The double delta attack gets its name from the fact that it relies on taking the delta of two of the five separate impulses for each letter of the encrypted message and adding them together. That is, if Z₁ is the first impulse of the cipher text and Z₂ is the second, then the sum Δ Z₁ ⊕ Δ Z₂ is the central point in the double delta attack. Using the equation for the cipher text derived above this sum is

$\Delta Z_1\oplus\Delta Z_2=\Delta C_1\oplus\Delta C_2\oplus\Delta \chi_1\oplus\Delta\chi_2\oplus\Delta\psi_1'\oplus\Delta\psi_2'$

Tutte realized that the terms Δ C₁ ⊕ Δ C₂ and Δ ψ'₁ ⊕ Δ ψ'₂ would each add up to zero more frequently than half the time. The term Δ C₁ ⊕ Δ C₂ for the clear text was usually about 60% zero and 40% one, due to the fact that text from the German language does not have a random letter distribution. In the case of Δ ψ'₁ ⊕ Δ ψ'₂ the important point is that all the ψ wheels move together or stay still together. The German designed the patterns on these wheels so that about half the time they would move and half the time they would stay still. The point of this was to add another element of randomness. However, when the ψ wheels stay still both Δ ψ'₁ and Δ ψ'₂ are zero. Since the wheel positions don't change, the delta is zero. Thus the term Δ ψ'₁ ⊕ Δ ψ'₂ is guaranteed to be zero whenever the ψ wheels don't move, which is about half the time. Further, when the ψ wheels do move, there is about a 50% chance that they will either both change or both stay the same. In each of these cases, the sum Δ ψ'₁ ⊕ Δ ψ'₂ will be zero. Thus, that sum is zero both when the ψ wheels don't move and about half the time when they do move. This means that the sum is zero about 75% of the time.

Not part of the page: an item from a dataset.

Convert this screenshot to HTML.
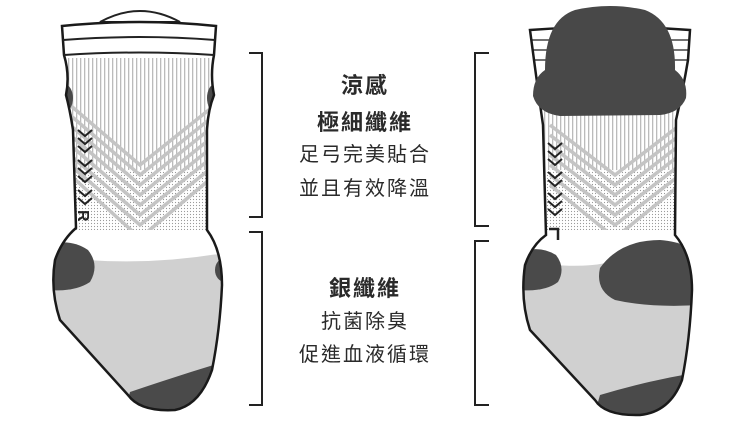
<!DOCTYPE html>
<html><head><meta charset="utf-8"><style>
html,body{margin:0;padding:0;background:#fff;width:750px;height:430px;overflow:hidden}
svg{display:block}
.t{font-family:"Liberation Sans","Noto Sans CJK TC",sans-serif;fill:#2a2a2a;text-anchor:middle;letter-spacing:2px}
</style></head><body>
<svg width="750" height="430" viewBox="0 0 750 430" xmlns="http://www.w3.org/2000/svg">
<defs>
<pattern id="dots" width="3" height="3" patternUnits="userSpaceOnUse"><rect width="3" height="3" fill="#fff"/><circle cx="1.5" cy="1.5" r="0.6" fill="#999"/></pattern>
<pattern id="vl" width="4" height="4" patternUnits="userSpaceOnUse"><rect width="4" height="4" fill="#fff"/><rect x="0" width="1.3" height="4" fill="#bbb"/></pattern>
<clipPath id="cl"><path d="M62 26 Q140 18 216 26 L214 55 Q210 75 214 95 Q208 110 207 130 L207 230 Q222 250 222 285 Q220 330 212 370 Q200 405 175 410 Q140 412 128 395 L60 320 Q50 290 55 260 Q62 240 76 228 L73 130 Q70 110 66 95 Q70 75 64 55 Z"/></clipPath>
<clipPath id="cr"><path d="M530 30 Q610 24 690 30 L688 60 Q683 90 676 120 L675 235 Q692 255 692 290 Q690 340 682 380 Q670 412 640 415 Q605 416 595 400 L530 330 Q520 300 525 265 Q532 245 546 235 L543 125 Q538 90 534 60 Z"/></clipPath>
</defs>

<!-- LEFT SOCK -->
<path d="M100 22 Q140 0 180 22 Z" fill="#fff" stroke="#222" stroke-width="2"/>
<g clip-path="url(#cl)">
<rect x="40" y="0" width="200" height="430" fill="#fff"/>
<rect x="60" y="58" width="160" height="120" fill="url(#vl)"/>
<rect x="60" y="170" width="160" height="70" fill="url(#dots)"/>
<g fill="none" stroke="#c4c4c4" stroke-width="3.5">
<path d="M70 105 L140 165 L215 105"/><path d="M70 115 L140 175 L215 115"/><path d="M70 125 L140 185 L215 125"/><path d="M70 135 L140 195 L215 135"/><path d="M70 145 L140 205 L215 145"/><path d="M70 155 L140 215 L215 155"/><path d="M70 165 L140 225 L215 165"/><path d="M70 175 L140 238 L215 175"/>
</g>
<path d="M40 240 Q140 230 240 245 L240 430 L40 430 Z" fill="#d0d0d0"/>
<path d="M40 255 Q140 270 240 250 L240 230 L40 230 Z" fill="#fff"/>
<path d="M48 245 Q70 238 88 250 Q100 265 90 282 Q75 292 50 290 Z" fill="#4a4a4a"/>
<ellipse cx="225" cy="270" rx="10" ry="12" fill="#4a4a4a"/>
<path d="M120 430 L130 392 Q180 375 230 360 L240 430 Z" fill="#4a4a4a"/>
<ellipse cx="64" cy="98" rx="9" ry="14" fill="#4a4a4a"/>
<ellipse cx="215" cy="98" rx="8" ry="14" fill="#4a4a4a"/>
</g>
<path d="M62 26 Q140 18 216 26 L214 55 Q210 75 214 95 Q208 110 207 130 L207 230 Q222 250 222 285 Q220 330 212 370 Q200 405 175 410 Q140 412 128 395 L60 320 Q50 290 55 260 Q62 240 76 228 L73 130 Q70 110 66 95 Q70 75 64 55 Z" fill="none" stroke="#1a1a1a" stroke-width="2.5"/>
<path d="M63 40 Q140 34 215 40 M64 55 Q140 50 214 55" fill="none" stroke="#222" stroke-width="2"/>
<g fill="none" stroke="#222" stroke-width="2">
<path d="M78 130 l7 6 l7 -6"/><path d="M78 138 l7 6 l7 -6"/><path d="M78 146 l7 6 l7 -6"/><path d="M78 160 l7 6 l7 -6"/><path d="M78 168 l7 6 l7 -6"/><path d="M78 176 l7 6 l7 -6"/><path d="M78 190 l7 6 l7 -6"/><path d="M78 198 l7 6 l7 -6"/>
</g>
<text x="0" y="0" transform="translate(78,210) rotate(90)" font-family="Liberation Sans" font-weight="bold" font-size="16" fill="#222">R</text>

<!-- RIGHT SOCK -->
<g clip-path="url(#cr)">
<rect x="510" y="0" width="200" height="430" fill="#fff"/>
<g stroke="#444" stroke-width="1.5"><line x1="530" y1="40" x2="690" y2="40"/><line x1="530" y1="50" x2="690" y2="50"/><line x1="530" y1="60" x2="690" y2="60"/></g>
<rect x="540" y="110" width="140" height="60" fill="url(#vl)"/>
<rect x="540" y="170" width="140" height="75" fill="url(#dots)"/>
<g fill="none" stroke="#c4c4c4" stroke-width="3.5">
<path d="M550 125 L615 175 L680 125"/><path d="M550 135 L615 185 L680 135"/><path d="M550 145 L615 195 L680 145"/><path d="M550 155 L615 205 L680 155"/><path d="M550 165 L615 215 L680 165"/><path d="M550 175 L615 225 L680 175"/><path d="M550 185 L615 238 L680 185"/>
</g>
<path d="M510 245 Q610 235 710 245 L710 430 L510 430 Z" fill="#d0d0d0"/>
<path d="M510 258 Q590 275 630 255 Q670 240 710 240 L710 230 L510 230 Z" fill="#fff"/>
<path d="M520 252 Q540 245 556 255 Q566 268 558 282 Q545 292 520 290 Z" fill="#4a4a4a"/>
<path d="M600 268 Q620 240 660 240 Q690 242 700 260 L700 305 Q650 308 615 300 Q595 290 600 268 Z" fill="#4a4a4a"/>
<path d="M590 430 L600 395 Q650 380 700 372 L710 430 Z" fill="#4a4a4a"/>
</g>
<path d="M530 30 Q610 24 690 30 L688 60 Q683 90 676 120 L675 235 Q692 255 692 290 Q690 340 682 380 Q670 412 640 415 Q605 416 595 400 L530 330 Q520 300 525 265 Q532 245 546 235 L543 125 Q538 90 534 60 Z" fill="none" stroke="#1a1a1a" stroke-width="2.5"/>
<path d="M545 70 Q545 20 575 10 Q610 2 645 10 Q676 22 675 70 Q688 80 686 98 Q680 113 660 115 L560 116 Q538 113 533 96 Q533 78 545 70 Z" fill="#484848"/>
<g fill="none" stroke="#222" stroke-width="2">
<path d="M548 143 l7 6 l7 -6"/><path d="M548 151 l7 6 l7 -6"/><path d="M548 159 l7 6 l7 -6"/><path d="M548 172 l7 6 l7 -6"/><path d="M548 180 l7 6 l7 -6"/><path d="M548 193 l7 6 l7 -6"/><path d="M548 201 l7 6 l7 -6"/><path d="M548 209 l7 6 l7 -6"/>
</g>
<path d="M549 229 L558 229 L558 240" fill="none" stroke="#222" stroke-width="2.5"/>

<!-- BRACKETS -->
<g fill="none" stroke="#222" stroke-width="2">
<path d="M249 53 L262 53 L262 217 L249 217"/>
<path d="M249 232 L262 232 L262 405 L249 405"/>
<path d="M489 53 L475 53 L475 226 L489 226"/>
<path d="M489 241 L475 241 L475 405 L489 405"/>
</g>

<!-- TEXT -->
<text class="t" x="365" y="93" font-size="22" font-weight="bold">涼感</text>
<text class="t" x="365" y="130" font-size="22" font-weight="bold">極細纖維</text>
<text class="t" x="365" y="161" font-size="20">足弓完美貼合</text>
<text class="t" x="365" y="195" font-size="20">並且有效降溫</text>
<text class="t" x="365" y="296" font-size="22" font-weight="bold">銀纖維</text>
<text class="t" x="365" y="328" font-size="20">抗菌除臭</text>
<text class="t" x="365" y="361" font-size="20">促進血液循環</text>
</svg>
</body></html>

Given the above probabilities, the chance that the sum of the two terms Δ C₁ ⊕ Δ C₂ ⊕ Δ ψ'₁ ⊕ Δ ψ'₂ is zero can be calculated. It is simply the probability that they are both zero plus the probability that they are both one (in base-two modular arithmatic 1 ⊕ 1 = 0). This probability is calculated as:

$(0.75 x 0.60) + (0.25 x 0.40) = 0.55$

So, approximately 55% of the time Δ C₁ ⊕ Δ C₂ ⊕ Δ ψ'₁ ⊕ Δ ψ'₂ is zero. Using the original double delta equation, this means that 55% of the time the equation can be simplified as follows:

$\Delta Z_1\oplus\Delta Z_2=\Delta\chi_1\oplus\Delta\chi_2$

This correlation between the double delta of the cipher text and of the χ wheels will only appear if the setting for the two χ wheels is correct. Otherwise the double deltas will be random and only equal half the time. Thus, by comparing Δ Z₁ ⊕ Δ Z₂ and Δ χ₁ ⊕ Δ χ₂ for all possible combinations of the χ₁ and χ₂ wheels it is possible to choose the correct setting by finding the one in which Δ Z₁ ⊕ Δ Z₂ = Δ χ₁ ⊕ Δ χ₂ most frequently. Since this process only involves trying all possible combinations for two wheels it can be done in a relatively short amount of time. In fact, this attack is exactly the algorithm used by the Colossus computer to determine the settings for the χ wheels. The Colossus compares the cipher text of a message to all the possible combinations of two χ wheels and chooses the setting where the double deltas correlate the most (i.e. match most frequently).